В Шалоне на Марне показывается сия речка (рекой назвать ее много) и потом до самого Парижа сопутствует едущим в него. Берега её обсажены виноградниками, из-за них подымаются меловые горы, не весьма приятные для вида; самые дома построены из меловатого и мягкого камня, который они производят. Вообще вся эта страна не очень красива; сами французы называют ее вшивою Шампанией и жителей её попрекают глупостью. Русские молодые офицеры говорят о ней гораздо более с уважением: в ней источник частых для них радостей. Не с равными их восторгами, но с достодолжным почтением проехали мы Эперне, прилегающее к нему местечко Аи и купили бутылку вина, за которую и тут заплатили довольно дорого, девять франков. Становилось уже темно, когда название Дормана еще более расположило нас ко сну, и на этой станции Имели мы последний ночлег перед Парижем.
В Шато-Тиерри, родине Лафонтена, в хорошеньком городке, лучшем изо всех, кои видели мы во Франции, по мосту переехали мы опять Марну, и с правой она очутилась у нас на левой стороне. Почва земли из белой превращается тут в черную, и места становятся гораздо приятнее. Отсюда также начинается прежняя провинция Бри, снабжающая Париж сыром. От Ла-Ферте-су-Жуар идет вплоть до столицы высокая вязовая аллея, но дорога всё не делается лучше. В этом случае французы должны уступить немцам: первым ехать пусть бы больно, лишь бы шибко; а последним, хотя бы тихо, только покойно. Оттого-то в Германии почти везде находили мы шоссе, а во Франции должны были скакать по мостовой из крупных каменьев, не везде равных. Теперь, говорят, сделано там прекрасное шоссе. Опять французы в этом похожи на нас: чего сами не выдумают, то удачно переймут и перещеголяют.
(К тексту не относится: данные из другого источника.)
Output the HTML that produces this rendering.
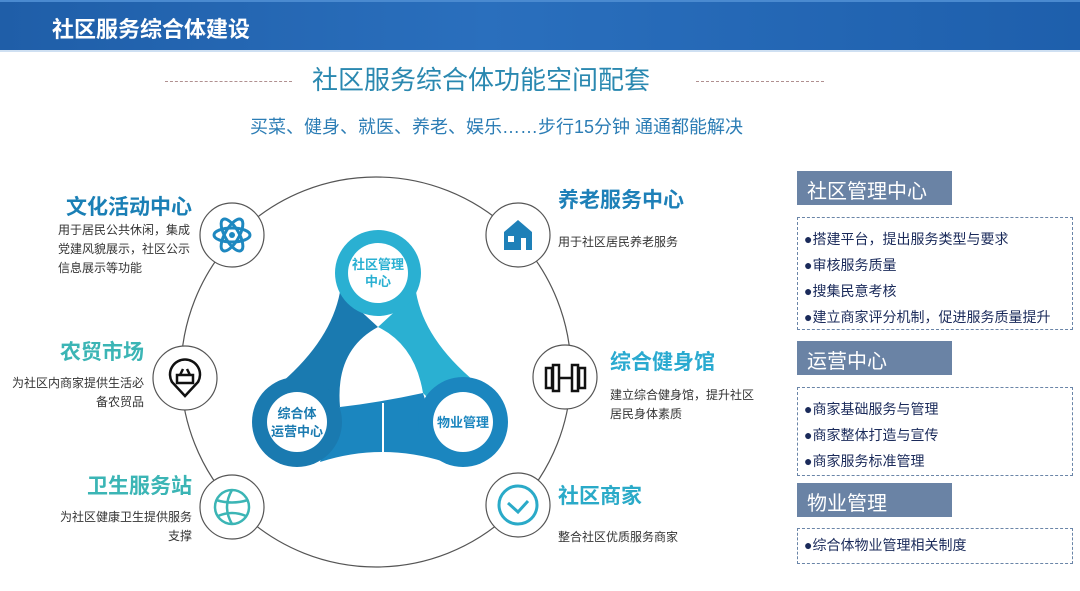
<!DOCTYPE html>
<html><head><meta charset="utf-8"><style>
*{margin:0;padding:0;box-sizing:border-box}
body{width:1080px;height:591px;overflow:hidden;background:#fff;font-family:"Liberation Sans","Noto Sans CJK SC",sans-serif;position:relative}
.a{position:absolute;white-space:nowrap}
.hdr{left:0;top:0;width:1080px;height:52px;background:linear-gradient(90deg,#1f5ea8 0%,#2a6fbd 45%,#1e5fac 100%);border-top:2px solid #4a8ad0;border-bottom:2px solid #cfe0f2}
.h1{left:52px;top:12px;font-size:22px;font-weight:bold;color:#fff}
.t{left:312px;top:60px;font-size:26px;color:#2a88b0}
.dl{height:0;border-top:1px dashed #b09090;top:81px}
.st{left:250px;top:113px;font-size:18px;color:#2c7db5}
.hd{font-size:21px;font-weight:bold;line-height:26px}
.ds{font-size:12px;color:#333;line-height:19px}
.r{text-align:right}
.ph{left:797px;width:155px;height:34px;background:#6a83a5;color:#fff;font-size:20px;padding:4px 0 0 10px}
.bx{left:797px;width:276px;border:1.5px dashed #6a85a8}
.it{font-size:14px;color:#1a2a5a;line-height:26px;padding-left:6px}
</style></head><body>
<div class="a hdr"></div>
<div class="a h1">社区服务综合体建设</div>
<div class="a t">社区服务综合体功能空间配套</div>
<div class="a dl" style="left:165px;width:127px"></div>
<div class="a dl" style="left:696px;width:128px"></div>
<div class="a st">买菜、健身、就医、养老、娱乐……步行15分钟 通通都能解决</div>

<svg class="a" style="left:0;top:0" width="1080" height="591">
<circle cx="376" cy="372" r="195" fill="none" stroke="#555" stroke-width="1.2"/>
<path d="M340 292 Q330 345 270 392 L335 420 L340 407 Q335 350 378 327 Z" fill="#1a7ab0"/>
<path d="M416 292 Q425 345 488 392 L430 400 L423 393 Q415 345 378 327 Z" fill="#2ab0d2"/>
<path d="M340 407 Q382 402 423 393 L445 462 Q382 442 320 462 Z" fill="#1b86bf"/>
<line x1="383" y1="403" x2="383" y2="452" stroke="#fff" stroke-width="2"/>
<circle cx="378" cy="273" r="43" fill="#2ab0d2"/><circle cx="378" cy="273" r="30" fill="#fff"/>
<circle cx="297" cy="422" r="45" fill="#1a7ab0"/><circle cx="297" cy="422" r="30" fill="#fff"/>
<circle cx="463" cy="422" r="45" fill="#1b86bf"/><circle cx="463" cy="422" r="30" fill="#fff"/>
<g font-family="Liberation Sans,Noto Sans CJK SC,sans-serif" font-weight="bold" font-size="13" text-anchor="middle">
<text x="378" y="269" fill="#2ab0d2">社区管理</text><text x="378" y="286" fill="#2ab0d2">中心</text>
<text x="297" y="418" fill="#1a7ab0">综合体</text><text x="297" y="436" fill="#1a7ab0">运营中心</text>
<text x="463" y="427" fill="#1b86bf">物业管理</text>
</g>
<g fill="#fff" stroke="#555" stroke-width="1.2">
<circle cx="232" cy="235" r="32"/><circle cx="518" cy="235" r="32"/>
<circle cx="185" cy="378" r="32"/><circle cx="565" cy="377" r="32"/>
<circle cx="232" cy="507" r="32"/><circle cx="518" cy="505" r="32"/>
</g>
<g fill="none" stroke="#1e88c0" stroke-width="3">
<ellipse cx="232" cy="235" rx="18" ry="7"/><ellipse cx="232" cy="235" rx="18" ry="7" transform="rotate(60 232 235)"/><ellipse cx="232" cy="235" rx="18" ry="7" transform="rotate(-60 232 235)"/>
</g>
<circle cx="232" cy="235" r="3" fill="#1e88c0"/>
<path d="M504 232 L518 220 L532 232 L532 250 L504 250 Z" fill="#1e80b8"/><rect x="508" y="236" width="6" height="6" fill="#fff"/><rect x="521" y="238" width="5" height="12" fill="#fff"/>
<g fill="none" stroke="#111" stroke-width="2.5">
<path d="M185 396 L172 382 A15 15 0 1 1 198 382 Z"/><path d="M177 375 h16 v8 h-16 z M180 375 l3 -6 M190 375 l-3 -6"/>
<rect x="546" y="368" width="6" height="20"/><rect x="553" y="365" width="6" height="26"/><rect x="572" y="365" width="6" height="26"/><rect x="579" y="368" width="6" height="20"/><line x1="559" y1="378" x2="572" y2="378"/>
</g>
<g fill="none" stroke="#3bb5b5" stroke-width="2.5"><circle cx="232" cy="507" r="17"/><path d="M216 500 Q232 505 248 500 M218 516 Q232 510 246 516 M232 490 Q222 507 232 524"/></g>
<g fill="none" stroke="#2aaac8" stroke-width="3"><circle cx="518" cy="505" r="19"/><path d="M508 503 l10 9 l10 -11"/></g>
</svg>

<div class="a hd r" style="right:888px;top:195px;color:#1a7fb5">文化活动中心</div>
<div class="a ds" style="left:58px;top:221px">用于居民公共休闲，集成<br>党建风貌展示，社区公示<br>信息展示等功能</div>
<div class="a hd r" style="right:936px;top:340px;color:#3bb5b5">农贸市场</div>
<div class="a ds r" style="right:936px;top:374px">为社区内商家提供生活必<br>备农贸品</div>
<div class="a hd r" style="right:888px;top:474px;color:#3bb5b5">卫生服务站</div>
<div class="a ds r" style="right:888px;top:508px;line-height:19px">为社区健康卫生提供服务<br>支撑</div>
<div class="a hd" style="left:558px;top:188px;color:#1e80b8">养老服务中心</div>
<div class="a ds" style="left:558px;top:233px">用于社区居民养老服务</div>
<div class="a hd" style="left:610px;top:350px;color:#2aaad0">综合健身馆</div>
<div class="a ds" style="left:610px;top:386px">建立综合健身馆，提升社区<br>居民身体素质</div>
<div class="a hd" style="left:558px;top:484px;color:#2aaac8">社区商家</div>
<div class="a ds" style="left:558px;top:528px">整合社区优质服务商家</div>

<div class="a ph" style="top:171px">社区管理中心</div>
<div class="a bx" style="top:217px;height:113px;padding-top:8px"><div class="it">●搭建平台，提出服务类型与要求<br>●审核服务质量<br>●搜集民意考核<br>●建立商家评分机制，促进服务质量提升</div></div>
<div class="a ph" style="top:341px">运营中心</div>
<div class="a bx" style="top:387px;height:89px;padding-top:8px"><div class="it">●商家基础服务与管理<br>●商家整体打造与宣传<br>●商家服务标准管理</div></div>
<div class="a ph" style="top:483px">物业管理</div>
<div class="a bx" style="top:528px;height:36px;padding-top:3px"><div class="it">●综合体物业管理相关制度</div></div>
</body></html>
Довольно большой город Мо, верстах в сорока от Парижа, может уже почитаться предместьем его; за ним селения почти беспрерывно теснятся в дороге, а немного проехав Клэ, предпоследнюю станцию, увидел я издали мельницы на высотах Монмартра, которые так недавно еще русские взяли штурмом.
Париж.
Сильно забилось во мне сердце, когда 14 июня, в шестом часу по полудни, стал я подъезжать к Парижу. Неожиданность поездки моей в него, воспоминания о победах наших, которые вновь нам открыли в него путь, надежда скоро увидеть в нём родных, до высочайшей степени возбужденное любопытство в минуту, в которую должно было оно удовлетвориться, прекраснейшая погода, тысяча оживленных предметов встречающихся на дороге, всё соединялось, чтобы сделать этот час одним из радостнейших в моей жизни.
Предместье Св. Мартына чрез которое въехали мы, мало разнствует от Пантена и Лавиллета, ему предшествующих, называемых деревнями, но плотно застроенных двухэтажными домами. Когда же, проехав ворота Сен-Мартена, поворотили мы вправо по бульвару, то увидели настоящее волнение шумного Парижа. Вся уличная деятельность его выступает на бульвары, коими, также как в Москве, окружена вся главная середина его. Только его бульвары не похожи на московские: они не что иное как бесконечная, почти единственная широкая в нём улица, по обеим сторонам которой, близко к домам, стоит по одному ряду полуиссохших дерев. Чтобы немногим, которые не бывали или не будут в Париже, дать понятие о суетливости, об ужасном движении, какое тут царствует, скажу я, что это вечная ярмарка, к которой ежедневно присоединяется гулянье, бывающее у нас только на Святой неделе.